- [TASK DESCRIPTION]: With pictures left out, retype the lines from the start of the records through the one that contains "plt.rcParams['font.family'] = ['DejaVu Sans']".
====== SUPPLIED ENTRIES
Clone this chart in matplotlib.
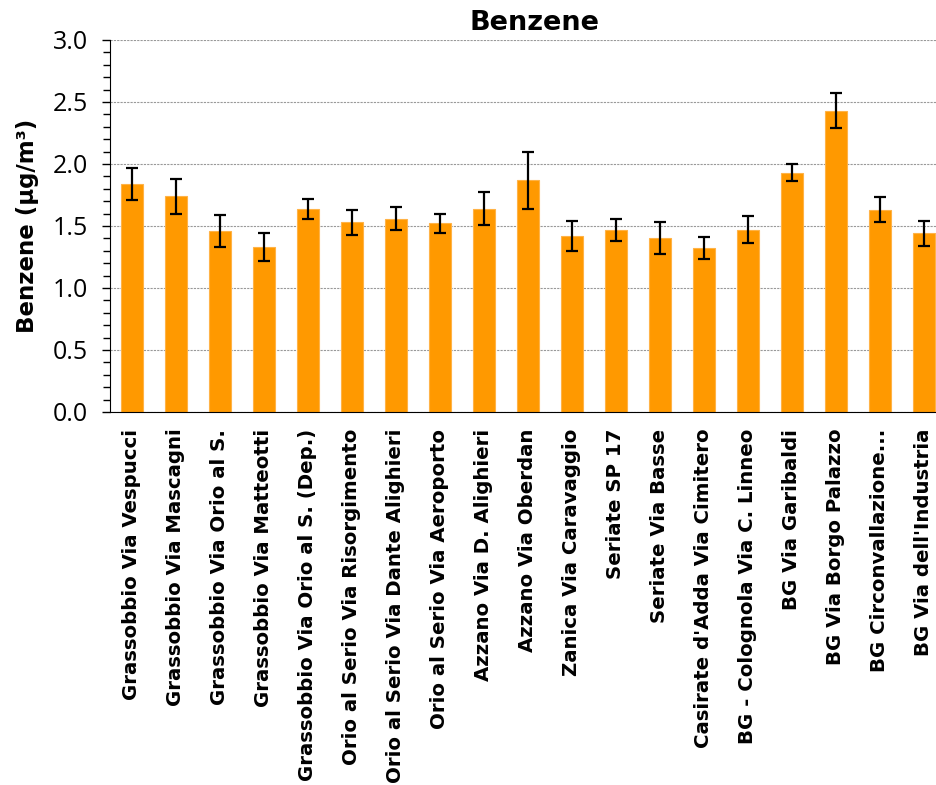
import numpy as np
import matplotlib.pyplot as plt
from matplotlib.ticker import MultipleLocator

plt.rcParams['font.family'] = ['DejaVu Sans']

# Sites and measured benzene values (ug/m3) with error bar half-widths
sites = [
    "Grassobbio Via Vespucci", "Grassobbio Via Mascagni", "Grassobbio Via Orio al S.",
    "Grassobbio Via Matteotti", "Grassobbio Via Orio al S. (Dep.)",
    "Orio al Serio Via Risorgimento", "Orio al Serio Via Dante Alighieri",
    "Orio al Serio Via Aeroporto", "Azzano Via D. Alighieri", "Azzano Via Oberdan",
    "Zanica Via Caravaggio", "Seriate SP 17", "Seriate Via Basse",
    "Casirate d'Adda Via Cimitero", "BG - Colognola Via C. Linneo", "BG Via Garibaldi",
    "BG Via Borgo Palazzo", "BG Circonvallazione...", "BG Via dell'Industria",
]
benzene = [1.84, 1.74, 1.46, 1.33, 1.64, 1.53, 1.56, 1.52, 1.64, 1.87,
           1.42, 1.47, 1.40, 1.32, 1.47, 1.93, 2.43, 1.63, 1.44]
errors = [0.13, 0.14, 0.13, 0.11, 0.08, 0.10, 0.09, 0.08, 0.13, 0.23,
          0.12, 0.09, 0.13, 0.09, 0.11, 0.07, 0.14, 0.10, 0.10]

fig = plt.figure(figsize=(9.37, 7.85), dpi=100)
# axes runs slightly past the right edge, as in the original crop
ax = fig.add_axes([0.1174, 0.4752, 0.892, 0.4739])

x = np.arange(len(sites))
ax.bar(x, benzene, width=0.5, color='#FF9900', edgecolor='#FFB347', linewidth=0.8, zorder=2)
ax.errorbar(x, benzene, yerr=errors, fmt='none', ecolor='black', elinewidth=1.6,
            capsize=4, capthick=1.6, zorder=3)

ax.set_xlim(-0.5, len(sites) - 0.5)
ax.set_ylim(0, 3.0)
ax.yaxis.set_major_locator(MultipleLocator(0.5))
ax.yaxis.set_minor_locator(MultipleLocator(0.1))
ax.set_yticks(np.arange(0, 3.01, 0.5))
ax.set_yticklabels([f"{v:.1f}" for v in np.arange(0, 3.01, 0.5)],
                   fontsize=18, family=['Open Sans', 'DejaVu Sans'])
ax.tick_params(axis='y', which='major', length=6, width=1, direction='out', pad=10)
ax.tick_params(axis='y', which='minor', length=5, width=1, direction='out')
ax.grid(axis='y', which='major', linestyle=(0, (2, 1)), color='#999999', linewidth=0.8, zorder=0)

ax.set_xticks(x)
ax.set_xticklabels(sites, rotation=90, fontsize=14.2, fontweight='bold')
ax.tick_params(axis='x', length=0, pad=12)

ax.spines['top'].set_visible(False)
ax.spines['right'].set_visible(False)

ax.set_ylabel("Benzene (µg/m³)", fontsize=16.5, fontweight='bold', labelpad=10)
ax.set_title("Benzene", fontsize=19.5, fontweight='bold', pad=7, x=0.508)

plt.savefig("out.png", dpi=100)
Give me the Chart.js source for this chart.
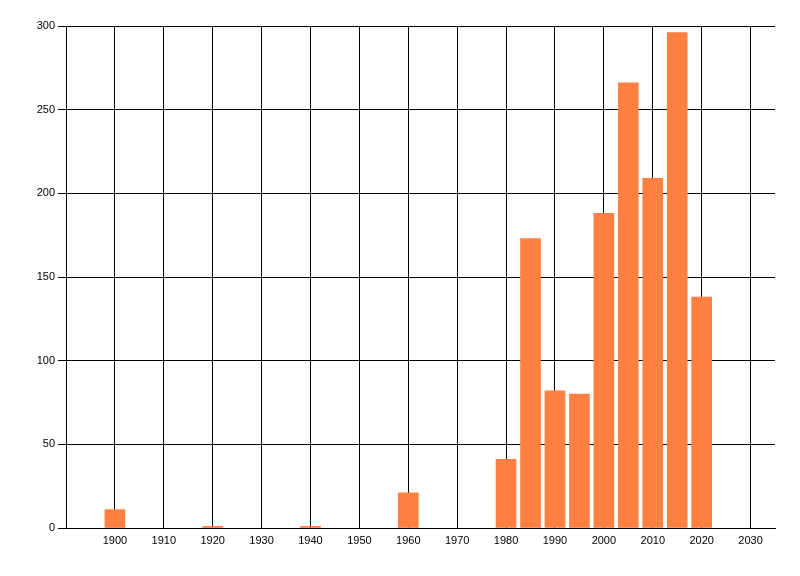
<!DOCTYPE html>
<html lang="en">
<head>
    <meta charset="UTF-8">
    <title>Counts per year</title>
    <style>
        body {
            margin: 0;
            padding: 0;
            background-color: #fff;
        }
        canvas {
            display: block;
        }
    </style>
</head>
<body>

<canvas id="yearChart" width="800" height="576"></canvas>

<script src="https://cdn.jsdelivr.net/npm/chart.js"></script>
<script>
    // values
    const years = [1900, 1920, 1940, 1960, 1980, 1985, 1990, 1995, 2000, 2005, 2010, 2015, 2020];
    const counts = [11, 1, 1, 21, 41, 173, 82, 80, 188, 266, 209, 296, 138];
    const xTicks = [1900, 1910, 1920, 1930, 1940, 1950, 1960, 1970, 1980, 1990, 2000, 2010, 2020, 2030];
    const yTicks = [0, 50, 100, 150, 200, 250, 300];

    const points = years.map((y, i) => ({ x: y, y: counts[i] }));

    Chart.defaults.font.family = "'Liberation Sans', Arial, sans-serif";
    Chart.defaults.font.size = 11;
    Chart.defaults.color = '#000';

    const ctx = document.getElementById('yearChart').getContext('2d');
    const yearChart = new Chart(ctx, {
        type: 'bar',
        data: {
            datasets: [{
                data: points,
                backgroundColor: '#ff8040',
                borderWidth: 0,
                barThickness: 20
            }]
        },
        options: {
            responsive: false,
            animation: false,
            layout: {
                padding: { top: 26, right: 25, left: 0, bottom: 0 }
            },
            plugins: {
                legend: { display: false },
                tooltip: { enabled: false }
            },
            scales: {
                x: {
                    type: 'linear',
                    min: 1890,
                    max: 2035,
                    offset: false,
                    afterBuildTicks: axis => {
                        axis.ticks = xTicks.map(v => ({ value: v }));
                    },
                    afterFit: axis => { axis.height = 48; },
                    ticks: {
                        padding: 6,
                        maxRotation: 0,
                        callback: v => String(v)
                    },
                    grid: {
                        color: '#000',
                        lineWidth: 1,
                        offset: false,
                        drawTicks: false
                    },
                    border: { color: '#000', width: 1 }
                },
                y: {
                    min: 0,
                    max: 300,
                    afterBuildTicks: axis => {
                        axis.ticks = yTicks.map(v => ({ value: v }));
                    },
                    afterFit: axis => { axis.width = 66; },
                    ticks: {
                        padding: 3
                    },
                    grid: {
                        color: '#000',
                        lineWidth: 1,
                        tickLength: 8
                    },
                    border: { color: '#000', width: 1 }
                }
            }
        }
    });
</script>

</body>
</html>
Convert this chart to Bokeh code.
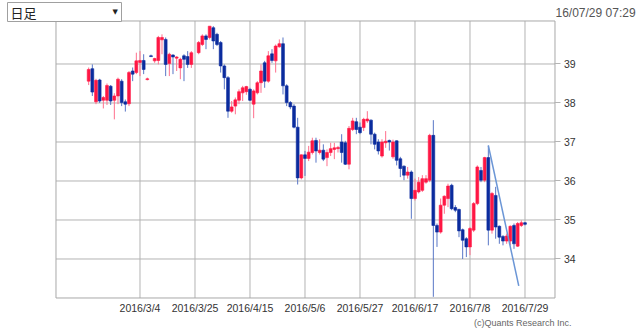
from bokeh.plotting import figure
from bokeh.models import ColumnDataSource, FixedTicker, Label, Range1d
from bokeh.embed import file_html
from bokeh.resources import INLINE

# trading-day slot index (0 = 2016/3/4, one slot per weekday)
day = [-14, -13, -12, -11, -10, -9, -8, -7, -6, -5, -4, -3, -2, -1, 0, 1, 2, 3, 4, 5,
       6, 7, 8, 9, 10, 11, 12, 13, 14, 16, 17, 18, 19, 20, 21, 22, 23, 24, 25, 26,
       27, 28, 29, 30, 31, 32, 33, 34, 35, 36, 37, 38, 39, 40, 41, 42, 43, 44, 45, 46,
       47, 48, 49, 50, 51, 52, 53, 54, 55, 56, 57, 58, 59, 60, 61, 62, 63, 64, 65, 66,
       67, 68, 69, 70, 71, 72, 73, 74, 75, 76, 77, 78, 79, 80, 81, 82, 83, 84, 85, 86,
       87, 88, 89, 90, 91, 92, 93, 94, 95, 96, 97, 98, 99, 100, 101, 102, 103, 104, 105]
opens = [38.56, 38.88, 38.03, 38.59, 38.07, 38.07, 38.43, 38.07, 38.18, 38.56, 38.03, 37.98, 38.82, 38.78, 39.04, 39.09, 38.60, 39.21, 39.08, 39.09,
         39.62, 39.63, 39.01, 39.23, 39.15, 38.90, 39.21, 39.19, 38.99, 39.29, 39.50, 39.72, 39.68, 39.93, 39.76, 39.55, 38.95, 38.65, 37.79, 37.92,
         38.07, 38.26, 38.29, 38.35, 37.97, 38.26, 38.52, 39.03, 38.56, 39.26, 39.08, 39.44, 39.52, 38.44, 38.01, 37.92, 37.38, 36.08, 36.67, 36.58,
         36.73, 37.04, 36.73, 36.79, 36.60, 36.73, 36.81, 36.83, 37.00, 36.98, 36.43, 37.32, 37.52, 37.38, 37.37, 37.54, 37.56, 37.20, 37.00, 36.64,
         36.98, 37.04, 36.62, 37.03, 36.57, 36.38, 36.15, 36.23, 35.55, 35.72, 35.76, 35.97, 36.02, 37.17, 34.86, 34.69, 35.38, 35.55, 35.89, 35.32,
         35.27, 34.75, 34.52, 34.31, 34.74, 35.42, 36.27, 36.02, 36.60, 34.74, 35.63, 34.84, 34.58, 34.46, 34.46, 34.86, 34.33, 34.86, 34.93]
highs = [38.91, 38.99, 38.62, 38.62, 38.18, 38.50, 38.46, 38.25, 38.65, 38.61, 38.09, 38.82, 38.91, 39.29, 39.33, 39.25, 38.65, 39.24, 39.16, 39.72,
         39.76, 39.68, 39.29, 39.25, 39.20, 39.16, 39.25, 39.33, 39.33, 39.59, 39.76, 39.76, 39.97, 39.97, 39.80, 39.59, 38.99, 38.69, 38.05, 38.14,
         38.35, 38.44, 38.44, 38.39, 38.35, 38.56, 38.99, 39.08, 39.33, 39.38, 39.50, 39.63, 39.68, 38.48, 38.05, 37.97, 37.62, 36.68, 36.77, 36.90,
         37.11, 37.11, 37.07, 36.94, 36.81, 36.98, 36.98, 36.90, 37.20, 37.03, 37.41, 37.62, 37.62, 37.50, 37.62, 37.79, 37.58, 37.24, 37.07, 37.07,
         37.28, 37.06, 37.06, 37.04, 36.62, 36.40, 36.36, 36.27, 36.06, 36.10, 36.15, 36.15, 37.21, 37.56, 34.91, 35.55, 35.63, 35.93, 35.93, 35.38,
         35.29, 34.78, 34.56, 34.82, 35.46, 36.40, 36.36, 36.62, 36.91, 35.72, 35.85, 34.86, 34.61, 34.65, 34.86, 34.91, 34.95, 34.99, 34.95]
lows = [38.46, 38.18, 37.97, 38.00, 37.86, 37.95, 37.95, 37.58, 37.97, 37.92, 37.78, 37.92, 38.56, 38.74, 38.69, 38.74, 38.58, 39.18, 39.03, 38.99,
        39.25, 38.69, 38.69, 38.74, 38.82, 38.61, 38.56, 38.90, 38.90, 39.25, 39.46, 39.38, 39.63, 39.38, 39.46, 38.78, 38.35, 37.62, 37.75, 37.71,
        37.97, 38.05, 38.21, 38.05, 37.61, 38.22, 38.26, 38.39, 38.52, 39.03, 38.78, 39.42, 38.22, 37.92, 37.84, 37.35, 35.91, 36.04, 36.13, 36.51,
        36.68, 36.47, 36.68, 36.51, 36.38, 36.64, 36.56, 36.73, 36.47, 36.41, 36.30, 37.28, 37.20, 37.20, 37.28, 37.49, 36.94, 36.81, 36.68, 36.60,
        36.85, 36.78, 36.57, 36.40, 36.10, 36.02, 36.06, 35.03, 35.50, 35.68, 35.72, 35.93, 35.97, 33.03, 34.31, 34.65, 35.16, 35.33, 35.25, 35.20,
        34.56, 34.00, 34.05, 34.10, 34.69, 35.38, 35.97, 35.97, 34.35, 34.65, 34.52, 34.39, 34.35, 34.39, 34.35, 34.26, 34.31, 34.82, 34.86]
closes = [38.86, 38.28, 38.58, 38.05, 38.14, 38.45, 38.05, 38.18, 38.61, 38.01, 37.97, 38.78, 38.74, 39.08, 39.09, 38.86, 38.62, 39.19, 39.14, 39.68,
          39.68, 38.99, 39.25, 39.18, 39.18, 39.12, 39.12, 38.99, 39.29, 39.55, 39.72, 39.63, 39.97, 39.59, 39.50, 38.95, 38.65, 37.79, 37.90, 38.08,
          38.29, 38.39, 38.42, 38.07, 38.31, 38.52, 38.82, 38.56, 39.21, 39.09, 39.46, 39.52, 38.44, 38.01, 37.90, 37.38, 36.08, 36.67, 36.58, 36.74,
          37.03, 36.77, 36.79, 36.56, 36.73, 36.83, 36.85, 36.86, 36.73, 36.43, 37.35, 37.54, 37.32, 37.24, 37.58, 37.59, 37.20, 36.94, 36.77, 37.00,
          37.02, 37.00, 37.00, 36.53, 36.32, 36.15, 36.23, 35.55, 35.76, 35.97, 36.06, 36.06, 37.17, 34.86, 34.69, 35.38, 35.61, 35.87, 35.29, 35.25,
          34.72, 34.48, 34.31, 34.78, 35.42, 36.36, 36.02, 36.60, 34.74, 35.68, 34.82, 34.56, 34.46, 34.59, 34.84, 34.39, 34.91, 34.93, 34.89]

tick_pos = [0, 15, 30, 45, 60, 75, 90, 105]
tick_labels = ["2016/3/4", "2016/3/25", "2016/4/15", "2016/5/6",
               "2016/5/27", "2016/6/17", "2016/7/8", "2016/7/29"]
price_ticks = [34, 35, 36, 37, 38, 39]

trend_x = [95, 103.3]
trend_y = [36.91, 33.31]

# view: the frame covers the whole canvas; the chart box sits inside it
VIEW_X = (-38.045, 136.50)
VIEW_Y = (32.141, 40.628)
X0, X1 = -22.91, 113.18        # chart box left / right
Y0, YTOP = 33.0, 40.1026       # chart box bottom / top

up = [c >= o for o, c in zip(opens, closes)]
src = ColumnDataSource(dict(
    day=day, high=highs, low=lows,
    bot=[min(o, c) for o, c in zip(opens, closes)],
    top=[max(o, c) for o, c in zip(opens, closes)],
    body=["#ff1744" if u else "#0b2c9e" for u in up],
    wick=["#ff6f8c" if u else "#5876c6" for u in up],
))

p = figure(width=640, height=331, output_backend="svg", toolbar_location=None,
           x_range=Range1d(*VIEW_X), y_range=Range1d(*VIEW_Y),
           y_axis_location="right",
           min_border_left=0, min_border_right=0, min_border_top=0, min_border_bottom=0)
p.min_border = 0
p.background_fill_color = "white"
p.border_fill_color = "white"
p.outline_line_color = None

grid_color = "#b4b4b4"
box_color = "#a8a8a8"

xa = p.xaxis[0]
xa.fixed_location = Y0
xa.ticker = FixedTicker(ticks=tick_pos)
xa.major_label_overrides = {t: l for t, l in zip(tick_pos, tick_labels)}
xa.axis_line_color = None
xa.major_tick_line_color = None
xa.major_tick_out = 0
xa.major_tick_in = 0
xa.minor_tick_line_color = None
xa.minor_tick_out = 0
xa.major_label_standoff = 4
xa.major_label_text_font = "Liberation Sans"
xa.major_label_text_font_size = "10.5px"
xa.major_label_text_color = "#333333"

ya = p.yaxis[0]
ya.fixed_location = X1
ya.ticker = FixedTicker(ticks=price_ticks)
ya.axis_line_color = None
ya.major_tick_line_color = grid_color
ya.major_tick_out = 6
ya.major_tick_in = 0
ya.minor_tick_line_color = None
ya.major_label_standoff = 3
ya.major_label_text_font = "Liberation Sans"
ya.major_label_text_font_size = "10.5px"
ya.major_label_text_color = "#333333"

p.xgrid.grid_line_color = None
p.ygrid.grid_line_color = None

# grid lines inside the chart box
p.segment(x0=tick_pos, y0=[Y0] * len(tick_pos), x1=tick_pos, y1=[YTOP] * len(tick_pos),
          line_color=grid_color, line_width=1)
p.segment(x0=[X0] * len(price_ticks), y0=price_ticks, x1=[X1] * len(price_ticks), y1=price_ticks,
          line_color=grid_color, line_width=1)
# chart box
p.segment(x0=[X0, X1, X0, X0], y0=[Y0, Y0, Y0, YTOP], x1=[X0, X1, X1, X1], y1=[YTOP, YTOP, Y0, YTOP],
          line_color=box_color, line_width=1)

p.segment(x0="day", y0="low", x1="day", y1="high", line_color="wick", line_width=1, source=src)
p.vbar(x="day", width=0.78, bottom="bot", top="top", fill_color="body", line_color="body",
       line_width=0.6, source=src)
p.line(trend_x, trend_y, line_color="#6b96d6", line_width=1.5)

# header / footer texts (canvas pixels)
p.add_layout(Label(x=7, y=11.5, x_units="canvas", y_units="canvas", text="日足",
                   text_font="Noto Sans CJK JP", text_font_size="13px", text_color="#222222",
                   text_baseline="middle",
                   border_line_color="#a0a0a0", background_fill_color="white",
                   padding=dict(left=3, right=85, top=0, bottom=0)))
p.add_layout(Label(x=112, y=11.5, x_units="canvas", y_units="canvas", text="▼",
                   text_font="DejaVu Sans", text_font_size="7px", text_color="#222222",
                   text_baseline="middle"))
p.add_layout(Label(x=555, y=12, x_units="canvas", y_units="canvas", text="16/07/29 07:29",
                   text_font="Liberation Sans", text_font_size="12px", text_color="#555555",
                   text_baseline="middle"))
p.add_layout(Label(x=571, y=322, x_units="canvas", y_units="canvas",
                   text="(c)Quants Research Inc.", text_align="right",
                   text_font="Liberation Sans", text_font_size="9px", text_color="#666666",
                   text_baseline="middle"))

open("out.html", "w").write(file_html(p, INLINE))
============
- [CORRECT ANSWER]:
Clone this chart in matplotlib.
import numpy as np
import matplotlib.pyplot as plt
from matplotlib.ticker import MultipleLocator

plt.rcParams['font.family'] = ['DejaVu Sans']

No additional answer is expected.